Funded via his own personal finances and with a small bank loan, Brad also uses the services of an invoice factoring company. This is interesting as it’s often seen as something businesses do to alleviate cashflow problems, but for Zest they are preventing the problem before it occurs and factoring is part of their plan to expand the business relatively quickly.
“Positive Cashflow Finance was recommended to me by a professional who works in Birmingham, and after an initial meeting with them at the back end of 2014, I felt like they not only recognised my goals and ambition, but could also offer the financial support necessary for me to achieve the desired short/medium term growth,” Brad says.
These kind of close personal relationships are very important when starting your own business. Surround yourself with people and other companies that you like and respect... not forgetting those who also provide you with a healthy challenge, and they can be really close to home.
When discussing the tricky subject of branding his agency, Brad tell us that: “Although I aim to be as autonomous as possible with decision making, I am surrounded by some amazing friends and family. One of my life-long friends runs an established and highly successful branding agency in Birmingham, so helped out with the design of the website and general marketing.

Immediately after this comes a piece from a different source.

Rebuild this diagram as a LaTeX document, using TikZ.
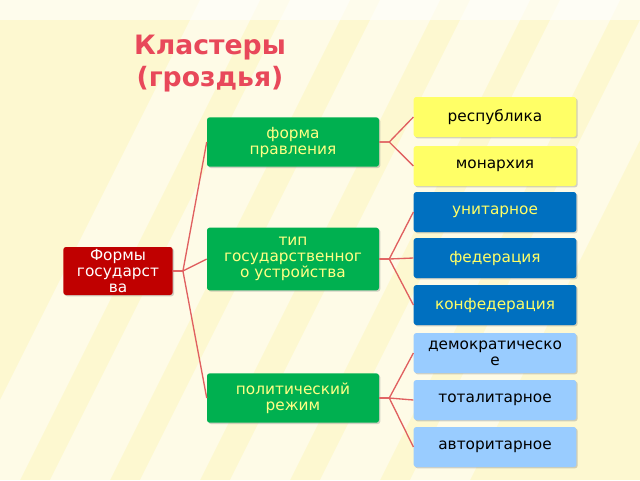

“I then have another good friend who is an SEO whiz, so I can turn to him for advice when I need it, which is lucky because I appreciate how important this is for the long term success of a modern day business.
“My other half is a senior account director for a large national PR agency, which obviously helps my cause. I’m responsible for sales, which has always been an area I thrive in, along with keeping on top of social media platforms on a daily basis, however it’s always an added bonus to have my good wife on tap for advice where copy and content are concerned.”
Hear, hear. Support at home is vital, if for no other reason than because it’s unlikely the millions will start rolling in on your first day in business. “One thing is for sure, be prepared to tighten those personal purse strings!” – Brad is quite right, the bite at home is always worse than the bite in the office.
“The worst thing is most definitely leaving a stable, well-paid job, to venture into the unknown.
“It is also being conscious of having enough money in reserves, to get to a point where the business will begin to pay for itself. “
But against all that, Brad – known for his brightly coloured shirts and bad jokes (careful not to get those two the wrong way around!) – seems confident that he made the right decision for himself.
“The best thing about being a start-up,” he tells us, “is the initial challenge of giving your brand recognition in the marketplace. It’s an incredible buzz once you know that it’s gaining credibility and kudos by virtue of good service, when just a matter of weeks earlier, it was unheard of. It’s also incredibly interesting to learn about each facet of running a business, from dealing with suppliers and bank managers, through to marketing and advertising.”